------ Collected material
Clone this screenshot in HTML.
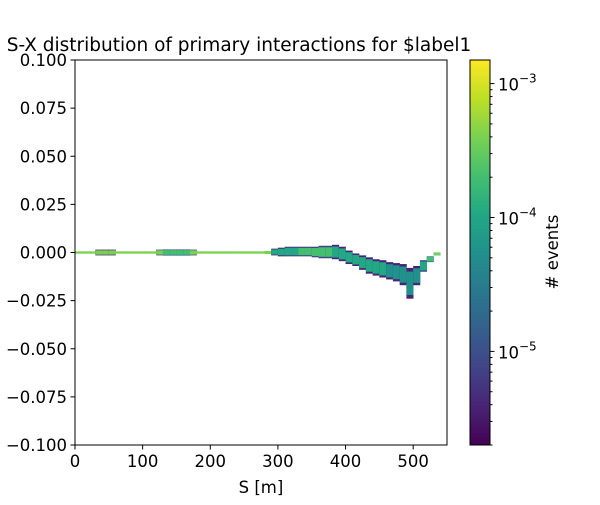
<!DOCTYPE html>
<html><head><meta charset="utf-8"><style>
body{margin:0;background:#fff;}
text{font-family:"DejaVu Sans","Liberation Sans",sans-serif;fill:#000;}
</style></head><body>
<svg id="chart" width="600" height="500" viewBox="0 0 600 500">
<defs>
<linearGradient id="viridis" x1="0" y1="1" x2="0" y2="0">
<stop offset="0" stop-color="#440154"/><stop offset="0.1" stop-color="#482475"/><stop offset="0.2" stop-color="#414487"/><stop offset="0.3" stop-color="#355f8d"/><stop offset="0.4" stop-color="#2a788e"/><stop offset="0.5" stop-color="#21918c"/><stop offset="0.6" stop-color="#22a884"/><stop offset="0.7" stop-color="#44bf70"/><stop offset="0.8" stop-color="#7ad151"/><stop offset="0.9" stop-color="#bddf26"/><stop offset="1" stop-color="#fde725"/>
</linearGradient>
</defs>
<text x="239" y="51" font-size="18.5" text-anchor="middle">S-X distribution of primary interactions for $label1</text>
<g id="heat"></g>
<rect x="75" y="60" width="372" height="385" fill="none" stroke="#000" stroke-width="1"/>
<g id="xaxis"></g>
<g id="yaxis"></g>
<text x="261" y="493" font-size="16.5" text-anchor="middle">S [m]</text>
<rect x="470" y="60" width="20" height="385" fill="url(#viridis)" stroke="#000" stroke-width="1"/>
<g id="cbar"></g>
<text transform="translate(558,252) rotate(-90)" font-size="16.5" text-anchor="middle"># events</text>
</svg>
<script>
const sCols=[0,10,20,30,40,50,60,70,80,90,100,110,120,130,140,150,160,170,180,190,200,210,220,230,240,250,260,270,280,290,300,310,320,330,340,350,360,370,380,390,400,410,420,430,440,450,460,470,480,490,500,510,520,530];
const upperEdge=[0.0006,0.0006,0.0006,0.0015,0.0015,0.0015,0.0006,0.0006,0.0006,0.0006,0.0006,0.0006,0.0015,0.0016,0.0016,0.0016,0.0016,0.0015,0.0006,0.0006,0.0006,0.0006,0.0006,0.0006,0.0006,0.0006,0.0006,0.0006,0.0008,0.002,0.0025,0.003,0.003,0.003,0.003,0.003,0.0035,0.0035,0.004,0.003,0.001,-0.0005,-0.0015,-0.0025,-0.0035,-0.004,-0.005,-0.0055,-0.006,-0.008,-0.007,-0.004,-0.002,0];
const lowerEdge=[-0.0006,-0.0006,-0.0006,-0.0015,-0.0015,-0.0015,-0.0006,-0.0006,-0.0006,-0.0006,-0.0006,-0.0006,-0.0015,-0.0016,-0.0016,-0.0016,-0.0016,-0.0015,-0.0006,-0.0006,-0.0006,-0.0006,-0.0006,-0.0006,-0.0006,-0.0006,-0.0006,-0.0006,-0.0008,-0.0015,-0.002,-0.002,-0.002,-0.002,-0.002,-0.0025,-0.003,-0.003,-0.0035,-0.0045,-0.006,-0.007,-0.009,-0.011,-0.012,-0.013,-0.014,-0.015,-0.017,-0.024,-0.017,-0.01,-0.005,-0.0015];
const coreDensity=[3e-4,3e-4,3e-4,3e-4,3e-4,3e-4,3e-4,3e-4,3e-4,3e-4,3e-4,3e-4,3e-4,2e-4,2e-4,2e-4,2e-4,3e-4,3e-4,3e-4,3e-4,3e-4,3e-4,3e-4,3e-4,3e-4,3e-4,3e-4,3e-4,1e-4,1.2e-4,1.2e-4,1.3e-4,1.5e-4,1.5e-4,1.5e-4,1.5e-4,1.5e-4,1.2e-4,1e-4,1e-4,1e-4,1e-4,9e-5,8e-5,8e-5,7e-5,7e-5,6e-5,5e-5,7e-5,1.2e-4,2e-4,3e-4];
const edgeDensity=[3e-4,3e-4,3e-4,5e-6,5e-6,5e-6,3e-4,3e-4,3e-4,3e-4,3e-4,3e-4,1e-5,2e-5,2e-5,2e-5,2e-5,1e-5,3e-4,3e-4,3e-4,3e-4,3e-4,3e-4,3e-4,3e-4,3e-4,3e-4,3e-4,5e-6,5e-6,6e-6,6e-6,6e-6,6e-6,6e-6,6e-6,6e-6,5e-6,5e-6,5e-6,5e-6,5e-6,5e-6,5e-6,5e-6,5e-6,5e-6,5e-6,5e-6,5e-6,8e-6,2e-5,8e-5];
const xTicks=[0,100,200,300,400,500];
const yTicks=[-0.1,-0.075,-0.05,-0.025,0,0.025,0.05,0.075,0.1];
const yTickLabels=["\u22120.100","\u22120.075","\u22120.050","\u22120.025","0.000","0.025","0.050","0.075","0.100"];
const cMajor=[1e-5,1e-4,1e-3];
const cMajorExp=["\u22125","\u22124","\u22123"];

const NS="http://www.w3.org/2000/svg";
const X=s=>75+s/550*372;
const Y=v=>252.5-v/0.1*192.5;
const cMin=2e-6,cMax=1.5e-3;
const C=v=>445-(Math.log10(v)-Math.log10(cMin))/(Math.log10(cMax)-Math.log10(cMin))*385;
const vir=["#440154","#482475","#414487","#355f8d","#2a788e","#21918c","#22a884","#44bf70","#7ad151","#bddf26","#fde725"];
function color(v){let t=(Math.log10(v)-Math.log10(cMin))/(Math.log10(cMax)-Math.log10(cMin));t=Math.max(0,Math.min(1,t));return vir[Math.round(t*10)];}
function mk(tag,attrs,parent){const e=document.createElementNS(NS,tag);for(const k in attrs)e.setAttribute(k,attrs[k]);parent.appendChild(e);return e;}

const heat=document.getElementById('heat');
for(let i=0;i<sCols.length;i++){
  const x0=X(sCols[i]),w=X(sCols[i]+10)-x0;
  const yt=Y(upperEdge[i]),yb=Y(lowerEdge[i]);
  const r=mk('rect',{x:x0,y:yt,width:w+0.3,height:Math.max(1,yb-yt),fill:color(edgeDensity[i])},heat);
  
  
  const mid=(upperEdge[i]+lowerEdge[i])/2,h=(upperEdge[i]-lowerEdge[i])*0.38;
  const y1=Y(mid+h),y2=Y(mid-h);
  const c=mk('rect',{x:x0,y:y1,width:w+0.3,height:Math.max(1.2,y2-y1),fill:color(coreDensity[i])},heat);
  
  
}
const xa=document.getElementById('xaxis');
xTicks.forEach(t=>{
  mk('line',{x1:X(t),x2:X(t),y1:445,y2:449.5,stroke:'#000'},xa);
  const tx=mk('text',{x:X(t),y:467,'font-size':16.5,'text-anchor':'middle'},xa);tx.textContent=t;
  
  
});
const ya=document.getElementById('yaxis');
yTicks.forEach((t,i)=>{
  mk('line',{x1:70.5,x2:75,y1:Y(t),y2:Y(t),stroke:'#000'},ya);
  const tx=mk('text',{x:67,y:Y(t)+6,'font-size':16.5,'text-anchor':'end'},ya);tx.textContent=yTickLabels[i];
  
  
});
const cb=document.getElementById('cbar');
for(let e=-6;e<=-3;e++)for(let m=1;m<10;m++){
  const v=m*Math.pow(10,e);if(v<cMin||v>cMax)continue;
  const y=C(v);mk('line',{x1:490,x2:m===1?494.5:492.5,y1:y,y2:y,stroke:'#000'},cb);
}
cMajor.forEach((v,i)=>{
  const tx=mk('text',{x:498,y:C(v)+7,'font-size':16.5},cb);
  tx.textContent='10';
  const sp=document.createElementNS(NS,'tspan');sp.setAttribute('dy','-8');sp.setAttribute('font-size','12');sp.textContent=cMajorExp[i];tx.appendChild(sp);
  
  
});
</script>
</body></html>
------------
# What you need to do
Leave every image out, and retype the material exactly.

# Result
Clone this screenshot in HTML.
<!DOCTYPE html>
<html><head><meta charset="utf-8"><style>
body{margin:0;background:#fff;}
text{font-family:"DejaVu Sans","Liberation Sans",sans-serif;fill:#000;}
</style></head><body>
<svg id="chart" width="600" height="500" viewBox="0 0 600 500">
<defs>
<linearGradient id="viridis" x1="0" y1="1" x2="0" y2="0">
<stop offset="0" stop-color="#440154"/><stop offset="0.1" stop-color="#482475"/><stop offset="0.2" stop-color="#414487"/><stop offset="0.3" stop-color="#355f8d"/><stop offset="0.4" stop-color="#2a788e"/><stop offset="0.5" stop-color="#21918c"/><stop offset="0.6" stop-color="#22a884"/><stop offset="0.7" stop-color="#44bf70"/><stop offset="0.8" stop-color="#7ad151"/><stop offset="0.9" stop-color="#bddf26"/><stop offset="1" stop-color="#fde725"/>
</linearGradient>
</defs>
<text x="239" y="51" font-size="18.5" text-anchor="middle">S-X distribution of primary interactions for $label1</text>
<g id="heat"></g>
<rect x="75" y="60" width="372" height="385" fill="none" stroke="#000" stroke-width="1"/>
<g id="xaxis"></g>
<g id="yaxis"></g>
<text x="261" y="493" font-size="16.5" text-anchor="middle">S [m]</text>
<rect x="470" y="60" width="20" height="385" fill="url(#viridis)" stroke="#000" stroke-width="1"/>
<g id="cbar"></g>
<text transform="translate(558,252) rotate(-90)" font-size="16.5" text-anchor="middle"># events</text>
</svg>
<script>
const sCols=[0,10,20,30,40,50,60,70,80,90,100,110,120,130,140,150,160,170,180,190,200,210,220,230,240,250,260,270,280,290,300,310,320,330,340,350,360,370,380,390,400,410,420,430,440,450,460,470,480,490,500,510,520,530];
const upperEdge=[0.0006,0.0006,0.0006,0.0015,0.0015,0.0015,0.0006,0.0006,0.0006,0.0006,0.0006,0.0006,0.0015,0.0016,0.0016,0.0016,0.0016,0.0015,0.0006,0.0006,0.0006,0.0006,0.0006,0.0006,0.0006,0.0006,0.0006,0.0006,0.0008,0.002,0.0025,0.003,0.003,0.003,0.003,0.003,0.0035,0.0035,0.004,0.003,0.001,-0.0005,-0.0015,-0.0025,-0.0035,-0.004,-0.005,-0.0055,-0.006,-0.008,-0.007,-0.004,-0.002,0];
const lowerEdge=[-0.0006,-0.0006,-0.0006,-0.0015,-0.0015,-0.0015,-0.0006,-0.0006,-0.0006,-0.0006,-0.0006,-0.0006,-0.0015,-0.0016,-0.0016,-0.0016,-0.0016,-0.0015,-0.0006,-0.0006,-0.0006,-0.0006,-0.0006,-0.0006,-0.0006,-0.0006,-0.0006,-0.0006,-0.0008,-0.0015,-0.002,-0.002,-0.002,-0.002,-0.002,-0.0025,-0.003,-0.003,-0.0035,-0.0045,-0.006,-0.007,-0.009,-0.011,-0.012,-0.013,-0.014,-0.015,-0.017,-0.024,-0.017,-0.01,-0.005,-0.0015];
const coreDensity=[3e-4,3e-4,3e-4,3e-4,3e-4,3e-4,3e-4,3e-4,3e-4,3e-4,3e-4,3e-4,3e-4,2e-4,2e-4,2e-4,2e-4,3e-4,3e-4,3e-4,3e-4,3e-4,3e-4,3e-4,3e-4,3e-4,3e-4,3e-4,3e-4,1e-4,1.2e-4,1.2e-4,1.3e-4,1.5e-4,1.5e-4,1.5e-4,1.5e-4,1.5e-4,1.2e-4,1e-4,1e-4,1e-4,1e-4,9e-5,8e-5,8e-5,7e-5,7e-5,6e-5,5e-5,7e-5,1.2e-4,2e-4,3e-4];
const edgeDensity=[3e-4,3e-4,3e-4,5e-6,5e-6,5e-6,3e-4,3e-4,3e-4,3e-4,3e-4,3e-4,1e-5,2e-5,2e-5,2e-5,2e-5,1e-5,3e-4,3e-4,3e-4,3e-4,3e-4,3e-4,3e-4,3e-4,3e-4,3e-4,3e-4,5e-6,5e-6,6e-6,6e-6,6e-6,6e-6,6e-6,6e-6,6e-6,5e-6,5e-6,5e-6,5e-6,5e-6,5e-6,5e-6,5e-6,5e-6,5e-6,5e-6,5e-6,5e-6,8e-6,2e-5,8e-5];
const xTicks=[0,100,200,300,400,500];
const yTicks=[-0.1,-0.075,-0.05,-0.025,0,0.025,0.05,0.075,0.1];
const yTickLabels=["\u22120.100","\u22120.075","\u22120.050","\u22120.025","0.000","0.025","0.050","0.075","0.100"];
const cMajor=[1e-5,1e-4,1e-3];
const cMajorExp=["\u22125","\u22124","\u22123"];

const NS="http://www.w3.org/2000/svg";
const X=s=>75+s/550*372;
const Y=v=>252.5-v/0.1*192.5;
const cMin=2e-6,cMax=1.5e-3;
const C=v=>445-(Math.log10(v)-Math.log10(cMin))/(Math.log10(cMax)-Math.log10(cMin))*385;
const vir=["#440154","#482475","#414487","#355f8d","#2a788e","#21918c","#22a884","#44bf70","#7ad151","#bddf26","#fde725"];
function color(v){let t=(Math.log10(v)-Math.log10(cMin))/(Math.log10(cMax)-Math.log10(cMin));t=Math.max(0,Math.min(1,t));return vir[Math.round(t*10)];}
function mk(tag,attrs,parent){const e=document.createElementNS(NS,tag);for(const k in attrs)e.setAttribute(k,attrs[k]);parent.appendChild(e);return e;}

const heat=document.getElementById('heat');
for(let i=0;i<sCols.length;i++){
  const x0=X(sCols[i]),w=X(sCols[i]+10)-x0;
  const yt=Y(upperEdge[i]),yb=Y(lowerEdge[i]);
  const r=mk('rect',{x:x0,y:yt,width:w+0.3,height:Math.max(1,yb-yt),fill:color(edgeDensity[i])},heat);
  
  
  const mid=(upperEdge[i]+lowerEdge[i])/2,h=(upperEdge[i]-lowerEdge[i])*0.38;
  const y1=Y(mid+h),y2=Y(mid-h);
  const c=mk('rect',{x:x0,y:y1,width:w+0.3,height:Math.max(1.2,y2-y1),fill:color(coreDensity[i])},heat);
  
  
}
const xa=document.getElementById('xaxis');
xTicks.forEach(t=>{
  mk('line',{x1:X(t),x2:X(t),y1:445,y2:449.5,stroke:'#000'},xa);
  const tx=mk('text',{x:X(t),y:467,'font-size':16.5,'text-anchor':'middle'},xa);tx.textContent=t;
  
  
});
const ya=document.getElementById('yaxis');
yTicks.forEach((t,i)=>{
  mk('line',{x1:70.5,x2:75,y1:Y(t),y2:Y(t),stroke:'#000'},ya);
  const tx=mk('text',{x:67,y:Y(t)+6,'font-size':16.5,'text-anchor':'end'},ya);tx.textContent=yTickLabels[i];
  
  
});
const cb=document.getElementById('cbar');
for(let e=-6;e<=-3;e++)for(let m=1;m<10;m++){
  const v=m*Math.pow(10,e);if(v<cMin||v>cMax)continue;
  const y=C(v);mk('line',{x1:490,x2:m===1?494.5:492.5,y1:y,y2:y,stroke:'#000'},cb);
}
cMajor.forEach((v,i)=>{
  const tx=mk('text',{x:498,y:C(v)+7,'font-size':16.5},cb);
  tx.textContent='10';
  const sp=document.createElementNS(NS,'tspan');sp.setAttribute('dy','-8');sp.setAttribute('font-size','12');sp.textContent=cMajorExp[i];tx.appendChild(sp);
  
  
});
</script>
</body></html>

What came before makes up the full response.